Saturday, November 5, 2011

Ambiguous Illusions

It is amazing where things will turn up! Yesterday when I logged onto my Facebook account I was greeted with this picture and the instructions to watch it until the man moved.



Thinking it was one of those things that you stare at for a while and something jumps out to scare you, I did not watch too closely at first. Once I had wasted a few minutes waiting for the zombie to pop up, I resigned myself  to the fact that I was wrong and that maybe there was something really interesting about this picture. (It was either that or all of the comments which raved about this picture’s strange but awesome qualities were all lies.) I had to wait a few more minutes before the man finally moved but when he did, I was amazed.
This is a great example of an ambiguous illusion. Ambiguous illusions are formed when we do not perceive enough information to allow our minds to form a positive picture of the stimulus(Gregory, 1968 p.70). In the case of this picture, I think it is a little more difficult to decipher because of the man’s shoulder.
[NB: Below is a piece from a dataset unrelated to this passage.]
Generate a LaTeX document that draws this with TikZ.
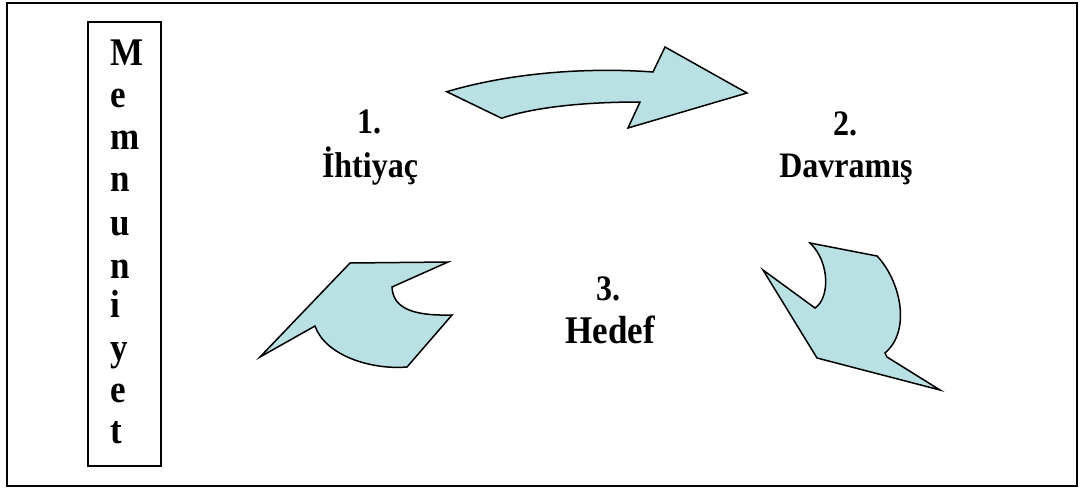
\documentclass[tikz,border=0pt]{standalone}
\usepackage{fontspec}
\setmainfont{Liberation Serif}
\definecolor{arrowfill}{RGB}{185,224,227}
\tikzset{
  bentarrow/.style={fill=arrowfill, draw=black, line width=1.5pt, line join=miter},
  frameline/.style={draw=black, line width=2pt},
  label/.style={font=\fontsize{32}{32}\selectfont\bfseries, inner sep=0pt, anchor=base},
  letter/.style={font=\fontsize{35}{35}\selectfont\bfseries, inner sep=0pt, anchor=base west},
}
\newcommand{\tallt}[1]{\scalebox{1}[1.12]{#1}}
\begin{document}
\begin{tikzpicture}[x=1pt,y=-1pt]
  \useasboundingbox (0,0) rectangle (1081,488);
  % outer frame
  \draw[frameline] (7,3) rectangle (1077,486);
  % side box with the vertical word
  \draw[draw=black, line width=2.8pt] (88,22) rectangle (161,466);
  \foreach \ch/\yy [count=\k] in {M/65,e/107,m/149,n/191,u/235,n/278,i/317,y/360,e/402,t/443}
    \node[letter] (mem\k) at (110,\yy) {\tallt{\ch}};

  % top arrow: from need to behaviour
  \path[bentarrow] (446.7,91.7) -- (501.7,118.3)
    .. controls (525,110) and (570,102) .. (640,102)
    -- (628,128) -- (747,93) -- (665,47) -- (653,72)
    .. controls (600,68) and (520,70) .. (446.7,91.7) -- cycle;

  % right arrow: from behaviour to goal
  \path[bentarrow] (810,243) -- (877,256)
    .. controls (900,280) and (912,330) .. (885,353)
    -- (887,357) -- (940,390) -- (817,358) -- (763,270) -- (815,308)
    .. controls (830,298) and (830,262) .. (810,243) -- cycle;

  % left arrow: from goal back to need
  \path[bentarrow] (350,263) -- (448,262) -- (392,287)
    .. controls (393,308) and (412,316) .. (452,315)
    -- (407,367)
    .. controls (370,370) and (325,355) .. (315,326)
    -- (260,357) -- cycle;

  % stage labels
  \node[label] (n1) at (369,133) {\tallt{1.}};
  \node[label] (t1) at (370,177) {\tallt{İhtiyaç}};
  \node[label] (n2) at (845,135) {\tallt{2.}};
  \node[label] (t2) at (846,177) {\tallt{Davramış}};
  \node[label] (n3) at (608,300) {\tallt{3.}};
  \node[label, font=\fontsize{35}{35}\selectfont\bfseries] (t3) at (610,343) {\tallt{Hedef}};
\end{tikzpicture}
\end{document}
While, if you are only looking at his face, it is relatively easy to see it switch orientations, if you take the shoulder into account, which implied the orientation of facing the viewer, it is much harder to see the switch. This is because the shoulder give the brain information about which way the man is facing even though the portion of his face that we see is ambiguous.

References:
Gregory, R. L. (1968).  Visual illusions. Scientific American, 219, 66-76.